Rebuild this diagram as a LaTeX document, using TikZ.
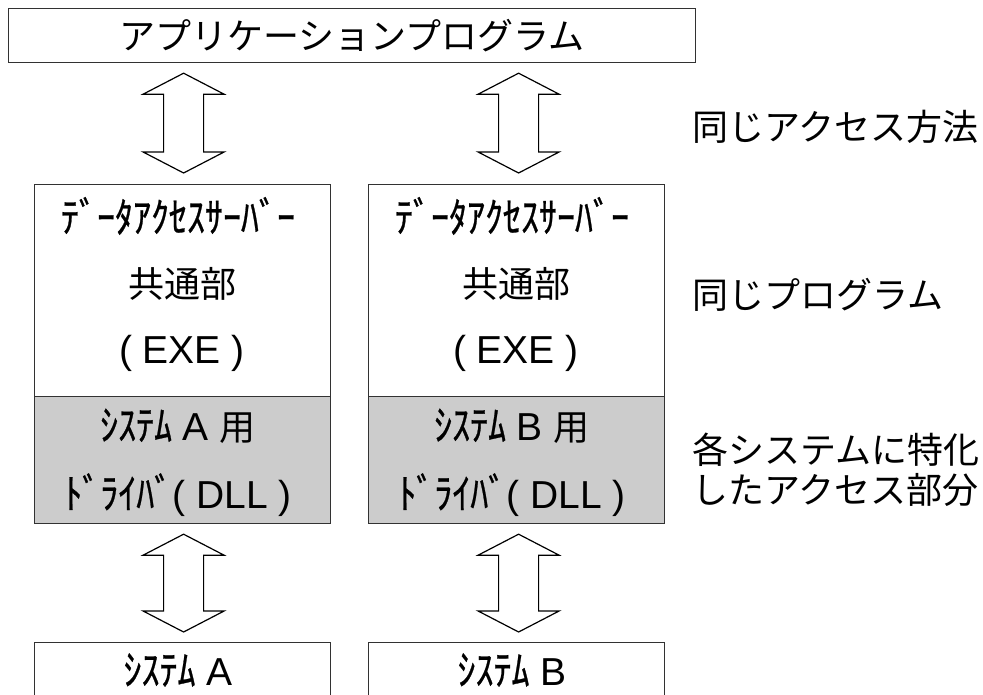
\documentclass[tikz,border=0pt]{standalone}
\usepackage{fontspec}
\setmainfont{Noto Sans CJK JP}
\newfontfamily\hwfont[FakeBold=0.7]{Noto Sans CJK JP}
\newfontfamily\latfont{Liberation Sans}
\usetikzlibrary{calc}
\definecolor{drvgray}{RGB}{204,204,204}
\definecolor{edgegray}{RGB}{50,50,50}
\newcommand\hw[1]{\scalebox{1}[1.15]{\hwfont #1}}
\newcommand\lt[1]{{\latfont\fontsize{39}{44}\selectfont #1}}
\newcommand\fatarrow[2]{%
  \path[arrowline] let \p1=(#1), \p2=(#2) in
    (\x1,\y1) -- (\x1+40.5pt,\y1-21pt) -- (\x1+20pt,\y1-21pt) --
    (\x1+20pt,\y2+21pt) -- (\x1+40.5pt,\y2+21pt) -- (\x1,\y2) --
    (\x1-40.5pt,\y2+21pt) -- (\x1-20pt,\y2+21pt) --
    (\x1-20pt,\y1-21pt) -- (\x1-40.5pt,\y1-21pt) -- cycle;}
\begin{document}
\begin{tikzpicture}[x=1pt,y=-1pt,
  font=\fontsize{36}{40}\selectfont,
  box/.style={draw=edgegray, line width=1.2pt, inner sep=0pt, anchor=north west},
  lbl/.style={inner sep=0pt, anchor=center},
  side/.style={inner sep=0pt, anchor=west},
  arrowline/.style={draw=black, fill=white, line width=1.2pt, line join=miter}]
\useasboundingbox[fill=white] (0,0) rectangle (983,695);
% top box
\node[box, minimum width=687pt, minimum height=54pt] (app) at (8,8) {};
\node[lbl] (appT) at (app.center) {アプリケーションプログラム};
% data access server boxes
\node[box, minimum width=296pt, minimum height=212pt] (dsA) at (34,184) {};
\node[box, fill=drvgray, minimum width=296pt, minimum height=127pt] (drvA) at (34,396) {};
\node[box, minimum width=296pt, minimum height=212pt] (dsB) at (368,184) {};
\node[box, fill=drvgray, minimum width=296pt, minimum height=127pt] (drvB) at (368,396) {};
% system boxes
\node[box, minimum width=296pt, minimum height=90pt] (sysA) at (34,642) {};
\node[box, minimum width=296pt, minimum height=90pt] (sysB) at (368,642) {};
% texts in boxes
\foreach \s/\c in {A/178, B/512}{
  \node[lbl] (ds1\s) at (\c,216) {\hw{ﾃﾞｰﾀｱｸｾｽｻｰﾊﾞｰ}};
  \node[lbl] (ds2\s) at (\c+4,284) {共通部};
  \node[lbl] (ds3\s) at (\c+4,353) {\lt{( EXE )}};
  \node[lbl] (dr1\s) at (\c,426) {\hw{ｼｽﾃﾑ}\lt{ \s\ }用};
  \node[lbl] (dr2\s) at (\c,495) {\hw{ﾄﾞﾗｲﾊﾞ}\lt{( DLL )}};
  \node[lbl] (sy\s) at (\c,670) {\hw{ｼｽﾃﾑ}\lt{ \s}};
}
% side labels
\node[side] (l1) at (692,127) {同じアクセス方法};
\node[side] (l2) at (692,295) {同じプログラム};
\node[side] (l3) at (692,450) {各システムに特化};
\node[side] (l4) at (692,490) {したアクセス部分};
% arrows
\coordinate (a1t) at ($(app.south -| dsA.north)+(1,10)$);
\coordinate (a1b) at ($(dsA.north)+(1,-11)$);
\coordinate (a2t) at ($(app.south -| dsB.north)+(2,10)$);
\coordinate (a2b) at ($(dsB.north)+(2,-11)$);
\coordinate (a3t) at ($(drvA.south)+(1,10)$);
\coordinate (a3b) at ($(sysA.north)+(1,-10)$);
\coordinate (a4t) at ($(drvB.south)+(2,10)$);
\coordinate (a4b) at ($(sysB.north)+(2,-10)$);
\fatarrow{a1t}{a1b}
\fatarrow{a2t}{a2b}
\fatarrow{a3t}{a3b}
\fatarrow{a4t}{a4b}
\end{tikzpicture}
\end{document}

= = =

> Stated goal: Make an exact copy of the whole listing, but don't bring over any pictures.

> Answer to this exercise:
Rebuild this diagram as a LaTeX document, using TikZ.
\documentclass[tikz,border=0pt]{standalone}
\usepackage{fontspec}
\setmainfont{Noto Sans CJK JP}
\newfontfamily\hwfont[FakeBold=0.7]{Noto Sans CJK JP}
\newfontfamily\latfont{Liberation Sans}
\usetikzlibrary{calc}
\definecolor{drvgray}{RGB}{204,204,204}
\definecolor{edgegray}{RGB}{50,50,50}
\newcommand\hw[1]{\scalebox{1}[1.15]{\hwfont #1}}
\newcommand\lt[1]{{\latfont\fontsize{39}{44}\selectfont #1}}
\newcommand\fatarrow[2]{%
  \path[arrowline] let \p1=(#1), \p2=(#2) in
    (\x1,\y1) -- (\x1+40.5pt,\y1-21pt) -- (\x1+20pt,\y1-21pt) --
    (\x1+20pt,\y2+21pt) -- (\x1+40.5pt,\y2+21pt) -- (\x1,\y2) --
    (\x1-40.5pt,\y2+21pt) -- (\x1-20pt,\y2+21pt) --
    (\x1-20pt,\y1-21pt) -- (\x1-40.5pt,\y1-21pt) -- cycle;}
\begin{document}
\begin{tikzpicture}[x=1pt,y=-1pt,
  font=\fontsize{36}{40}\selectfont,
  box/.style={draw=edgegray, line width=1.2pt, inner sep=0pt, anchor=north west},
  lbl/.style={inner sep=0pt, anchor=center},
  side/.style={inner sep=0pt, anchor=west},
  arrowline/.style={draw=black, fill=white, line width=1.2pt, line join=miter}]
\useasboundingbox[fill=white] (0,0) rectangle (983,695);
% top box
\node[box, minimum width=687pt, minimum height=54pt] (app) at (8,8) {};
\node[lbl] (appT) at (app.center) {アプリケーションプログラム};
% data access server boxes
\node[box, minimum width=296pt, minimum height=212pt] (dsA) at (34,184) {};
\node[box, fill=drvgray, minimum width=296pt, minimum height=127pt] (drvA) at (34,396) {};
\node[box, minimum width=296pt, minimum height=212pt] (dsB) at (368,184) {};
\node[box, fill=drvgray, minimum width=296pt, minimum height=127pt] (drvB) at (368,396) {};
% system boxes
\node[box, minimum width=296pt, minimum height=90pt] (sysA) at (34,642) {};
\node[box, minimum width=296pt, minimum height=90pt] (sysB) at (368,642) {};
% texts in boxes
\foreach \s/\c in {A/178, B/512}{
  \node[lbl] (ds1\s) at (\c,216) {\hw{ﾃﾞｰﾀｱｸｾｽｻｰﾊﾞｰ}};
  \node[lbl] (ds2\s) at (\c+4,284) {共通部};
  \node[lbl] (ds3\s) at (\c+4,353) {\lt{( EXE )}};
  \node[lbl] (dr1\s) at (\c,426) {\hw{ｼｽﾃﾑ}\lt{ \s\ }用};
  \node[lbl] (dr2\s) at (\c,495) {\hw{ﾄﾞﾗｲﾊﾞ}\lt{( DLL )}};
  \node[lbl] (sy\s) at (\c,670) {\hw{ｼｽﾃﾑ}\lt{ \s}};
}
% side labels
\node[side] (l1) at (692,127) {同じアクセス方法};
\node[side] (l2) at (692,295) {同じプログラム};
\node[side] (l3) at (692,450) {各システムに特化};
\node[side] (l4) at (692,490) {したアクセス部分};
% arrows
\coordinate (a1t) at ($(app.south -| dsA.north)+(1,10)$);
\coordinate (a1b) at ($(dsA.north)+(1,-11)$);
\coordinate (a2t) at ($(app.south -| dsB.north)+(2,10)$);
\coordinate (a2b) at ($(dsB.north)+(2,-11)$);
\coordinate (a3t) at ($(drvA.south)+(1,10)$);
\coordinate (a3b) at ($(sysA.north)+(1,-10)$);
\coordinate (a4t) at ($(drvB.south)+(2,10)$);
\coordinate (a4b) at ($(sysB.north)+(2,-10)$);
\fatarrow{a1t}{a1b}
\fatarrow{a2t}{a2b}
\fatarrow{a3t}{a3b}
\fatarrow{a4t}{a4b}
\end{tikzpicture}
\end{document}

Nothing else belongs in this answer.